Step 3: AWS Lambda Function

Write a Lambda function in Python to trigger the Glue ETL job.

# lambda_function.py
import boto3

def lambda_handler(event, context):
    glue = boto3.client('glue')
    job_name = '<your-glue-job-name>'

    response = glue.start_job_run(JobName=job_name)

    return {
        'statusCode': 200,
        'body': response
    }

Step 4: CloudWatch Events Rule

Create a CloudWatch Events rule to schedule the Lambda function at specific intervals.

Step 5: Testing

Upload some raw data to the S3 bucket. The CloudWatch Events rule will trigger the Lambda function, which in turn triggers the Glue ETL job. The transformed data will be stored in the specified S3 location.

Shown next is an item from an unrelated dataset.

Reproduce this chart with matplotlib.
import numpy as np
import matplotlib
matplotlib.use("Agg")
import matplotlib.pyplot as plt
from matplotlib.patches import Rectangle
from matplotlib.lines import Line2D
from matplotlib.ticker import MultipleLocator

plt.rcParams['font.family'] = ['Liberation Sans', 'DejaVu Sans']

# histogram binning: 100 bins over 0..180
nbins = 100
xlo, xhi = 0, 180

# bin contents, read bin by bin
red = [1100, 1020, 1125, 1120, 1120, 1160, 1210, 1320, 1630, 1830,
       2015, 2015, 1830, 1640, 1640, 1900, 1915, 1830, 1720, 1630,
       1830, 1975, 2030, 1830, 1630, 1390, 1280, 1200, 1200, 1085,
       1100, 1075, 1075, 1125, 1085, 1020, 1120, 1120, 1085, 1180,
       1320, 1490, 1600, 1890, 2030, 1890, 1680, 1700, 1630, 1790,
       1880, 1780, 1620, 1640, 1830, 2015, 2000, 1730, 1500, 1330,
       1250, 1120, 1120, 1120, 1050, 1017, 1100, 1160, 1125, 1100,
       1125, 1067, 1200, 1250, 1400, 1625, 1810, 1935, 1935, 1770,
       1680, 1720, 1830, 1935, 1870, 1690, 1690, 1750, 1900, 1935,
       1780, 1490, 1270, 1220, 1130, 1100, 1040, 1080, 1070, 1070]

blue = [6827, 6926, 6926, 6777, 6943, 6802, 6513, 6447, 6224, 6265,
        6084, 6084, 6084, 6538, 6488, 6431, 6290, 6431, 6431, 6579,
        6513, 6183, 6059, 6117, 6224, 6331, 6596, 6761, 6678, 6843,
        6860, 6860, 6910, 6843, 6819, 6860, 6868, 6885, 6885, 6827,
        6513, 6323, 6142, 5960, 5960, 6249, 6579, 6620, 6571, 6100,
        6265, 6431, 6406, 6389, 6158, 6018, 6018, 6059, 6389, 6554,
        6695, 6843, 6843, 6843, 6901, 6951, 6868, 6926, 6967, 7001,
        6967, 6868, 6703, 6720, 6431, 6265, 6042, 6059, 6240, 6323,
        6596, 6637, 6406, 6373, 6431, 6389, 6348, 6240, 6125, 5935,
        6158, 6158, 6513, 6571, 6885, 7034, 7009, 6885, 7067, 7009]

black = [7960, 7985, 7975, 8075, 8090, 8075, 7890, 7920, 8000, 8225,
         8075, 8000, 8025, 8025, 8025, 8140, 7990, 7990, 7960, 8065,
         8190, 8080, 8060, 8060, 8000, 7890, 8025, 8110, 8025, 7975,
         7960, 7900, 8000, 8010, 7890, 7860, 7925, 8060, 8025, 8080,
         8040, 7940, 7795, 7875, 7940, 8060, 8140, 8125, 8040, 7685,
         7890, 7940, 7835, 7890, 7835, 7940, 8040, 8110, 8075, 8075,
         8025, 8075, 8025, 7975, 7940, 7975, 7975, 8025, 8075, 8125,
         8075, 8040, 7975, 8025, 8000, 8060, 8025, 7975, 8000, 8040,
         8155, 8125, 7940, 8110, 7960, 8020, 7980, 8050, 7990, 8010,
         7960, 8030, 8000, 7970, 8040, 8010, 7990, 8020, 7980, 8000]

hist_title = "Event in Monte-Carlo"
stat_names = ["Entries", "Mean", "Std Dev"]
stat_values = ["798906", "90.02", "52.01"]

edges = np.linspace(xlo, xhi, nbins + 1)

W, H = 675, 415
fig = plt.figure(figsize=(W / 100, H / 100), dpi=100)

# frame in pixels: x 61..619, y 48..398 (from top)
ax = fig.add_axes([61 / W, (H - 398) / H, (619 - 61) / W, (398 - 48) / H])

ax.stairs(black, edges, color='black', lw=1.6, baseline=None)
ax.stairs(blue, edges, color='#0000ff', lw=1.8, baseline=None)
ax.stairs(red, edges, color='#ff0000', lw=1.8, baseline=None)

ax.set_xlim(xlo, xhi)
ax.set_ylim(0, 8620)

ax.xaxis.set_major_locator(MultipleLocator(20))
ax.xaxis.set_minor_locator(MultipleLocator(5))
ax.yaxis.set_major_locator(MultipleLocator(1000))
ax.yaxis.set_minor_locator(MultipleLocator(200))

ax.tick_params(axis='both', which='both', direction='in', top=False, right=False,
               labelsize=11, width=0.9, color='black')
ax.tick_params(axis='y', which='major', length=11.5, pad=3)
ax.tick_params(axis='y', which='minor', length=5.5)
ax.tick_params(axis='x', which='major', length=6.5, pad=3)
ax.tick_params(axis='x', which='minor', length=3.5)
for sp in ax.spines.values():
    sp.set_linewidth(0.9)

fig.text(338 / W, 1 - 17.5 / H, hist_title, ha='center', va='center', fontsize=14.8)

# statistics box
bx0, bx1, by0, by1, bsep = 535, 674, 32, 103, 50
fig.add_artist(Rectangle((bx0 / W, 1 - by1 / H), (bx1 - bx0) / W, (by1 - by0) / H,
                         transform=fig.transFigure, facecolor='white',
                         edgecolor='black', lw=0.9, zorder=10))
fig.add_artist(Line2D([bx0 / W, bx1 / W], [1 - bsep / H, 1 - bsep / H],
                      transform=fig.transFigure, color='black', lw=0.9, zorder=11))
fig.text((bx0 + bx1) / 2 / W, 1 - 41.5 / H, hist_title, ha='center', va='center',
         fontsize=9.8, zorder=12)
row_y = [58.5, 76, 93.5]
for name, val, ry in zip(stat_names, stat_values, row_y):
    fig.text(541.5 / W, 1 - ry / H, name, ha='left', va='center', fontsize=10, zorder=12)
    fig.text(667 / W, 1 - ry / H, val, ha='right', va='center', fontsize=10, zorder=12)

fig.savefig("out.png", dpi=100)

Remember to replace placeholder values like <your-bucket-name>, <your-database-name>, <your-table-name>, and <your-glue-job-name> with your actual values.

This is a simplified example, and in a real-world scenario, you may need to handle errors, manage dependencies between different pipeline stages, and possibly use additional AWS services for specific requirements. Always follow best practices for security and performance when designing production-grade data pipelines.

Conclusion

Implementing a cloud-based data pipeline is a strategic move for organizations aiming to harness the power of cloud computing for data processing and analytics. By carefully planning and following the steps outlined in this guide, you can build a robust pipeline that meets your organization's specific requirements. Stay informed about the evolving landscape of cloud services, regularly optimize your pipeline, and embrace the flexibility and scalability offered by the cloud to ensure the success of your data-driven initiatives.